The SEC's report of investigation confirms that its fair disclosure rules - Regulation FD - applies to social media and other emerging means of communication used by public companies the same way it applies to company websites.

 

The SEC issued guidance in 2008 clarifying that websites can serve as an effective means for disseminating information to investors if they've been made aware that's where to look for it.

 

"One set of shareholders should not be able to get a jump on other shareholders just because the company is selectively disclosing important information," said George Canellos, acting director of the SEC's Division of Enforcement, in a release. "Most social media are perfectly suitable methods for communicating with investors, but not if the access is restricted or if investors don't know that's where they need to turn to get the latest news."

 

Regulation FD requires companies to distribute material information in a manner reasonably designed to get that information out to the general public broadly and non-exclusively.
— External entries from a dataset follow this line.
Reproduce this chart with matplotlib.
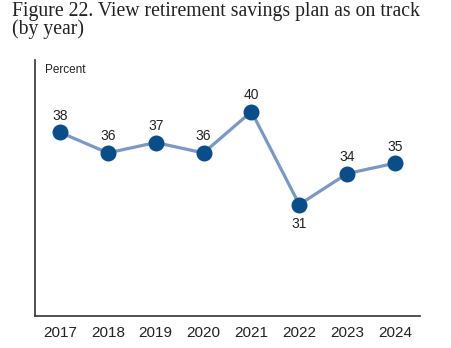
import matplotlib
matplotlib.use('Agg')
import matplotlib.pyplot as plt

years = ['2017', '2018', '2019', '2020', '2021', '2022', '2023', '2024']
values = [38, 36, 37, 36, 40, 31, 34, 35]
label_below = ['2022']

plt.rcParams['font.family'] = ['Liberation Sans', 'DejaVu Sans']

fig = plt.figure(figsize=(4.51, 3.48), dpi=100)
ax = fig.add_axes([35 / 451, 1 - 316 / 348, 385 / 451, 256 / 348])

x = list(range(len(years)))
ax.plot(x, values, color='#7b98c2', linewidth=2.3, zorder=2)
ax.plot(x, values, 'o', color='#0a4d89', markersize=10.5, zorder=3)

for xi, yr, v in zip(x, years, values):
    if yr in label_below:
        ax.annotate(str(v), (xi, v), xytext=(0, -9), textcoords='offset points',
                    ha='center', va='top', fontsize=10, color='#222222')
    else:
        ax.annotate(str(v), (xi, v), xytext=(0, 7), textcoords='offset points',
                    ha='center', va='bottom', fontsize=10, color='#222222')

ax.set_xlim(-0.52, len(years) - 1 + 0.52)
ax.set_ylim(20.2, 45)
ax.set_xticks(x)
ax.set_xticklabels(years, fontsize=11, color='#222222')
ax.set_yticks([])
ax.tick_params(axis='x', length=0, pad=7)

for s in ['top', 'right']:
    ax.spines[s].set_visible(False)
for s in ['left', 'bottom']:
    ax.spines[s].set_color('#333333')
    ax.spines[s].set_linewidth(1.2)

ax.text(0.025, 0.985, 'Percent', transform=ax.transAxes, ha='left', va='top',
        fontsize=8.5, color='#222222')

fig.text(12 / 451, 1 - 2 / 348, 'Figure 22. View retirement savings plan as on track\n(by year)',
         ha='left', va='top', fontsize=14.2, family=['Liberation Serif', 'DejaVu Serif'],
         color='#222222', linespacing=0.9)

fig.savefig('out.png', dpi=100)
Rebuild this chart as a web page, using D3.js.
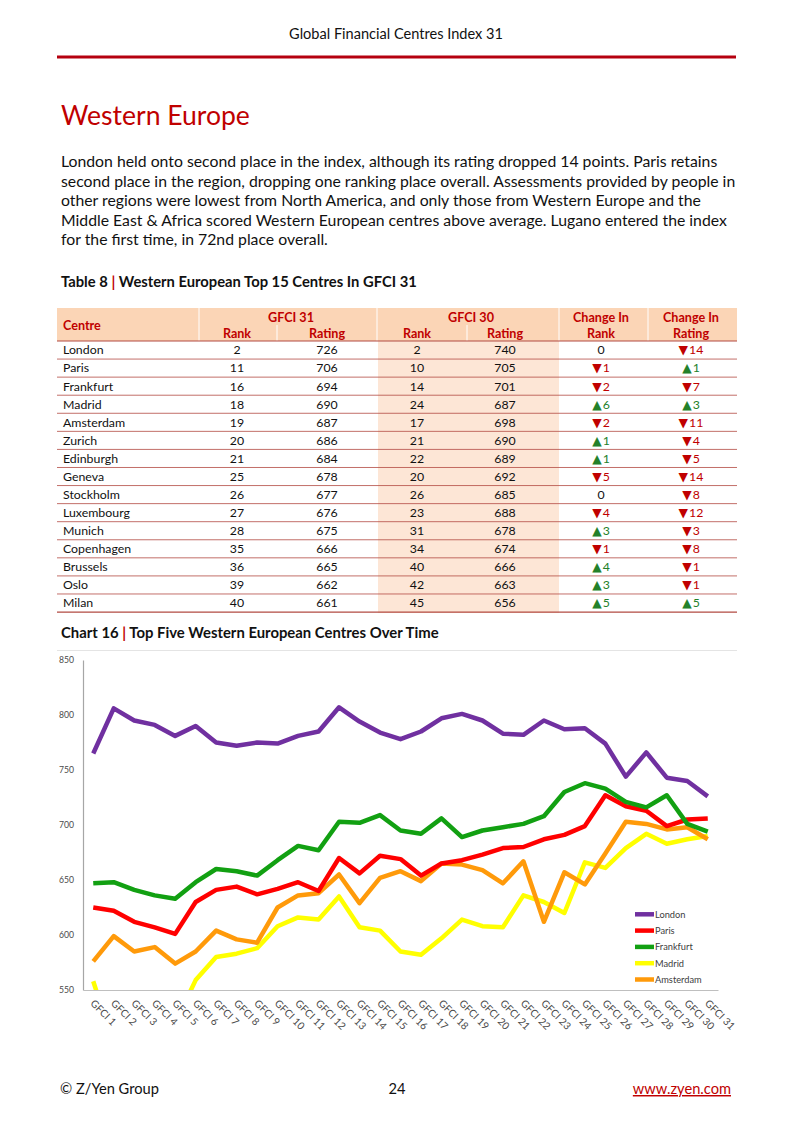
<!DOCTYPE html>
<html><head><meta charset="utf-8">
<script src="https://cdn.jsdelivr.net/npm/d3@7"></script>
<style>
body{margin:0;background:#fff}
svg{display:block}
text{font-family:Lato,'Liberation Sans',sans-serif}
</style>
</head><body>
<svg id="page" width="793" height="1122"></svg>
<script>
// ---------- DATA ----------
const categories = d3.range(1, 32).map(i => "GFCI " + i);
const london    = [765,806,795,791,781,790,775,772,775,774,781,785,807,794,784,778,785,797,801,795,783,782,795,787,788,774,744,766,743,740,726];
const paris     = [625,622,612,607,601,630,641,644,637,642,648,640,670,656,672,669,654,665,668,673,679,680,687,691,699,727,717,713,699,705,706];
const frankfurt = [647,648,641,636,633,648,660,658,654,668,681,677,703,702,709,695,692,706,689,695,698,701,708,730,738,733,721,716,727,701,694];
const madrid    = [558,500,505,510,520,559,580,583,588,608,616,614,635,607,604,585,582,597,614,608,607,636,630,620,666,661,679,692,683,687,690];
const amsterdam = [576,599,585,589,574,585,604,596,593,625,636,638,655,629,652,658,649,665,664,659,647,667,612,657,646,674,703,701,696,698,687];
const seriesNames = ["London","Paris","Frankfurt","Madrid","Amsterdam"];
const seriesColors = ["#7030a0","#ff0000","#12a012","#ffff00","#ff9a0a"];
const yTicks = [550,600,650,700,750,800,850];

const centres   = ["London","Paris","Frankfurt","Madrid","Amsterdam","Zurich","Edinburgh","Geneva","Stockholm","Luxembourg","Munich","Copenhagen","Brussels","Oslo","Milan"];
const rank31    = [2,11,16,18,19,20,21,25,26,27,28,35,36,39,40];
const rating31  = [726,706,694,690,687,686,684,678,677,676,675,666,665,662,661];
const rank30    = [2,10,14,24,17,21,22,20,26,23,31,34,40,42,45];
const rating30  = [740,705,701,687,698,690,689,692,685,688,678,674,666,663,656];

const paragraph = [
 "London held onto second place in the index, although its rating dropped 14 points. Paris retains",
 "second place in the region, dropping one ranking place overall. Assessments provided by people in",
 "other regions were lowest from North America, and only those from Western Europe and the",
 "Middle East & Africa scored Western European centres above average. Lugano entered the index",
 "for the first time, in 72nd place overall."
];

// ---------- HELPERS ----------
const svg = d3.select("#page");
const RED = "#c00000", GREEN = "#23812a";
function fitSize(str, weight, target){
  const t = svg.append("text").attr("font-size",20).attr("font-weight",weight).text(str);
  const w = t.node().getComputedTextLength(); t.remove();
  return 20*target/w;
}

// ---------- PAGE HEADER ----------
svg.append("text").attr("x",396).attr("y",39).attr("text-anchor","middle")
  .attr("font-size",fitSize("Global Financial Centres Index 31",400,214)).attr("fill","#111")
  .text("Global Financial Centres Index 31");
svg.append("line").attr("x1",57).attr("x2",736).attr("y1",57).attr("y2",57)
  .attr("stroke","#b5000f").attr("stroke-width",3);

svg.append("text").attr("x",61).attr("y",125)
  .attr("font-size",fitSize("Western Europe",400,189)).attr("fill",RED).text("Western Europe");

const pSize = fitSize(paragraph[0],400,657);
paragraph.forEach((s,i)=>{
  svg.append("text").attr("x",61).attr("y",167+i*19.6).attr("font-size",pSize).attr("fill","#111").text(s);
});

// ---------- TABLE ----------
const tt = svg.append("text").attr("x",61).attr("y",287).attr("font-weight",700)
  .attr("font-size",fitSize("Table 8 | Western European Top 15 Centres In GFCI 31",700,356)).attr("fill","#111");
tt.append("tspan").text("Table 8 ");
tt.append("tspan").attr("fill",RED).text("|");
tt.append("tspan").text(" Western European Top 15 Centres In GFCI 31");

const tX0 = 57, tX1 = 737, hTop = 308, hBot = 341, rowH = 18.07;
svg.append("rect").attr("x",tX0).attr("y",hTop).attr("width",tX1-tX0).attr("height",hBot-hTop).attr("fill","#fbd5b6");
svg.append("rect").attr("x",378).attr("y",hBot).attr("width",559-378).attr("height",rowH*15+1).attr("fill","#fde6d6");
[199,377,559,648].forEach(x=>svg.append("line").attr("x1",x).attr("x2",x).attr("y1",hTop).attr("y2",hBot).attr("stroke","#fff").attr("stroke-width",1));
[277,467].forEach(x=>svg.append("line").attr("x1",x).attr("x2",x).attr("y1",325).attr("y2",hBot).attr("stroke","#fff").attr("stroke-width",1));

const hSize = fitSize("Change In",700,56);
const hdr = svg.append("g").attr("font-weight",700).attr("font-size",hSize).attr("fill",RED).attr("text-anchor","middle");
hdr.append("text").attr("x",63).attr("y",330).attr("text-anchor","start").text("Centre");
hdr.append("text").attr("x",291).attr("y",322).text("GFCI 31");
hdr.append("text").attr("x",471).attr("y",322).text("GFCI 30");
hdr.append("text").attr("x",601).attr("y",322).text("Change In");
hdr.append("text").attr("x",691).attr("y",322).text("Change In");
const colX = [237,327,417,505,601,691];
["Rank","Rating","Rank","Rating","Rank","Rating"].forEach((s,i)=>
  hdr.append("text").attr("x",colX[i]).attr("y",338).text(s));

const bSize = fitSize("Luxembourg",400,67);
const body = svg.append("g").attr("font-size",bSize).attr("fill","#111").attr("text-anchor","middle");
centres.forEach((c,i)=>{
  const top = hBot + i*rowH, base = top + 13.4;
  body.append("text").attr("x",63).attr("y",base).attr("text-anchor","start").text(c);
  [rank31[i],rating31[i],rank30[i],rating30[i]].forEach((v,j)=>
    body.append("text").attr("x",colX[j]).attr("y",base).text(v));
  const dRank = rank30[i]-rank31[i], dRating = rating31[i]-rating30[i];
  [dRank,dRating].forEach((d,j)=>{
    const t = body.append("text").attr("x",colX[4+j]).attr("y",base);
    if(d===0){ t.text("0"); return; }
    const col = d>0?GREEN:RED;
    t.attr("fill",col);
    t.append("tspan").attr("font-family","'DejaVu Sans'").attr("font-size",bSize*1.0).text(d>0?"▲":"▼");
    t.append("tspan").attr("dx",1).text(Math.abs(d));
  });
});
for(let i=0;i<=15;i++){
  const y = hBot + i*rowH;
  svg.append("line").attr("x1",tX0).attr("x2",tX1).attr("y1",y).attr("y2",y)
    .attr("stroke","#b24a42").attr("stroke-width",i===0||i===15?1.2:0.8);
}

// ---------- CHART ----------
const ct = svg.append("text").attr("x",61).attr("y",638).attr("font-weight",700)
  .attr("font-size",fitSize("Chart 16 | Top Five Western European Centres Over Time",700,378)).attr("fill","#111");
ct.append("tspan").text("Chart 16 ");
ct.append("tspan").attr("fill",RED).text("|");
ct.append("tspan").text(" Top Five Western European Centres Over Time");
svg.append("line").attr("x1",57).attr("x2",737).attr("y1",650.5).attr("y2",650.5).attr("stroke","#e4e4e4");

const plotL = 83, plotR = 718, plotT = 660, plotB = 990;
const x = d3.scalePoint().domain(categories).range([plotL,plotR]).padding(0.5);
const y = d3.scaleLinear().domain([550,850]).range([plotB,plotT]);

svg.append("defs").append("clipPath").attr("id","plotClip")
  .append("rect").attr("x",plotL).attr("y",plotT-20).attr("width",plotR-plotL+10).attr("height",plotB-plotT+20);

const tickSize = fitSize("850",400,15);
const yAxis = svg.append("g").attr("transform",`translate(${plotL},0)`)
  .call(d3.axisLeft(y).tickValues(yTicks).tickSize(0).tickPadding(9));
yAxis.select(".domain").attr("stroke","#a6a6a6").attr("stroke-width",1.2);
yAxis.selectAll("text").attr("font-size",tickSize).attr("fill","#4a4a4a").attr("font-family","Lato");

const xAxis = svg.append("g").attr("transform",`translate(0,${plotB})`)
  .call(d3.axisBottom(x).tickSize(0).tickPadding(0));
xAxis.select(".domain").attr("stroke","#bfbfbf").attr("stroke-width",1.2);
xAxis.selectAll("text").attr("font-size",10.2).attr("fill","#4a4a4a").attr("font-family","Lato")
  .attr("text-anchor","start").attr("dy",0)
  .attr("transform","translate(-4,14) rotate(45)").attr("x",0).attr("y",0);

const seriesData = [london,paris,frankfurt,madrid,amsterdam];
const line = d3.line().x((d,i)=>x(categories[i])).y(d=>y(d));
const lines = svg.append("g").attr("clip-path","url(#plotClip)");
[3,4,1,2,0].forEach(k=>{
  lines.append("path").datum(seriesData[k]).attr("d",line).attr("fill","none")
    .attr("stroke",seriesColors[k]).attr("stroke-width",4.5).attr("stroke-linejoin","round").attr("stroke-linecap","butt");
});

const legSize = fitSize("London",400,30.5);
const leg = svg.append("g");
seriesNames.forEach((n,i)=>{
  const ly = 914.3 + i*16.3;
  leg.append("line").attr("x1",635).attr("x2",654).attr("y1",ly).attr("y2",ly)
    .attr("stroke",seriesColors[i]).attr("stroke-width",4.5);
  leg.append("text").attr("x",655).attr("y",ly+3.3).attr("font-size",legSize).attr("fill","#404040").text(n);
});

// ---------- FOOTER ----------
const fSize = fitSize("© Z/Yen Group",400,99);
svg.append("text").attr("x",60).attr("y",1094).attr("font-size",fSize).attr("fill","#111").text("© Z/Yen Group");
svg.append("text").attr("x",397).attr("y",1094).attr("font-size",fSize).attr("text-anchor","middle").attr("fill","#111").text("24");
svg.append("text").attr("x",731).attr("y",1094).attr("font-size",fSize).attr("text-anchor","end")
  .attr("fill",RED).attr("text-decoration","underline").text("www.zyen.com");
</script>
</body></html>
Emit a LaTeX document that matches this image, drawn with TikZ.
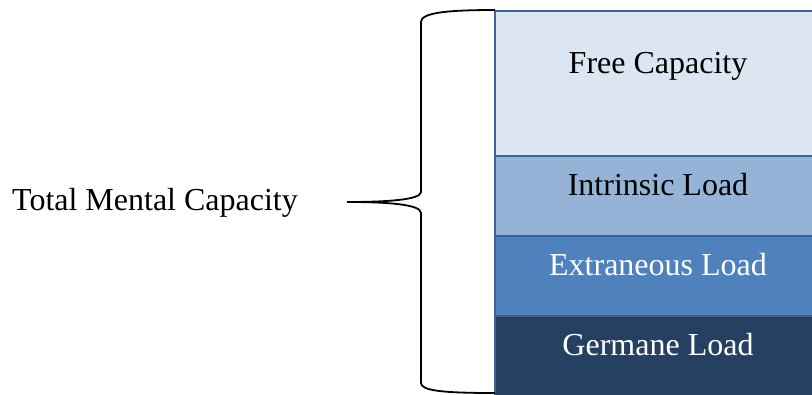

It is intended to ensure that all investors have the ability to gain access to material information at the same time.

 

The SEC's report of investigation stems from an inquiry the Division of Enforcement launched into a post by Netflix CEO Reed Hastings on his personal Facebook page stating that Netflix's monthly online viewing had exceeded one billion hours for the first time. 

 

Netflix did not report this information to investors through a press release or Form 8-K filing, and a subsequent company press release later that day did not include this information.